> [RAW DATA]
========================
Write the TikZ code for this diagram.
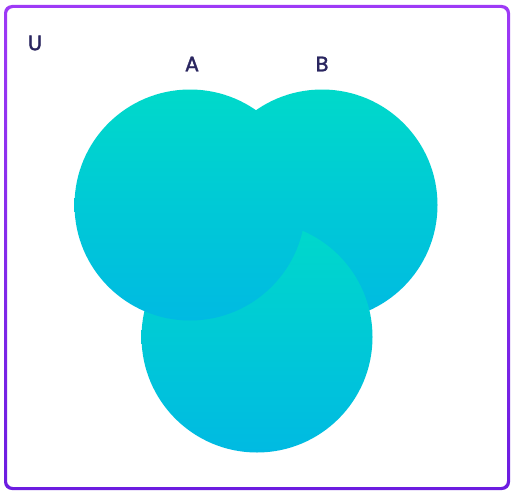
\documentclass[tikz,border=0pt]{standalone}
\usepackage{fontspec}
\setmainfont{Poppins}
\newfontfamily\lblfont{Poppins}[FakeBold=1.6]
\definecolor{tealtop}{RGB}{0,217,202}
\definecolor{tealbot}{RGB}{0,186,226}
\definecolor{purtop}{RGB}{158,58,246}
\definecolor{purbot}{RGB}{108,28,224}
\definecolor{labelc}{RGB}{42,38,96}
\tikzset{
  setc/.style={circle, draw=none, minimum size=231pt, inner sep=0pt, top color=tealtop, bottom color=tealbot},
  lbl/.style={text=labelc, font=\lblfont\fontsize{21}{24}\selectfont, inner sep=0pt}
}
\begin{document}
\begin{tikzpicture}[x=1pt,y=-1pt]
\useasboundingbox (0,0) rectangle (514,495);
\fill[white] (0,0) rectangle (514,495);
\shade[top color=purtop, bottom color=purbot, even odd rule, rounded corners=8pt]
  (4,5) rectangle (510,490) [rounded corners=6pt] (7,8) rectangle (507,487);
\node[setc] (B) at (322,205) {};
\node[setc] (C) at (257,337) {};
\node[setc] (A) at (190,205) {};
\node[lbl] (U) at (35,43) {U};
\node[lbl] (la) at (192,64) {A};
\node[lbl] (lb) at (322,64) {B};
\end{tikzpicture}
\end{document}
========================
> [GOAL] Write out the whole listing again, exactly, with no pictures.

> [RIGHT ANSWER]
Write the TikZ code for this diagram.
\documentclass[tikz,border=0pt]{standalone}
\usepackage{fontspec}
\setmainfont{Poppins}
\newfontfamily\lblfont{Poppins}[FakeBold=1.6]
\definecolor{tealtop}{RGB}{0,217,202}
\definecolor{tealbot}{RGB}{0,186,226}
\definecolor{purtop}{RGB}{158,58,246}
\definecolor{purbot}{RGB}{108,28,224}
\definecolor{labelc}{RGB}{42,38,96}
\tikzset{
  setc/.style={circle, draw=none, minimum size=231pt, inner sep=0pt, top color=tealtop, bottom color=tealbot},
  lbl/.style={text=labelc, font=\lblfont\fontsize{21}{24}\selectfont, inner sep=0pt}
}
\begin{document}
\begin{tikzpicture}[x=1pt,y=-1pt]
\useasboundingbox (0,0) rectangle (514,495);
\fill[white] (0,0) rectangle (514,495);
\shade[top color=purtop, bottom color=purbot, even odd rule, rounded corners=8pt]
  (4,5) rectangle (510,490) [rounded corners=6pt] (7,8) rectangle (507,487);
\node[setc] (B) at (322,205) {};
\node[setc] (C) at (257,337) {};
\node[setc] (A) at (190,205) {};
\node[lbl] (U) at (35,43) {U};
\node[lbl] (la) at (192,64) {A};
\node[lbl] (lb) at (322,64) {B};
\end{tikzpicture}
\end{document}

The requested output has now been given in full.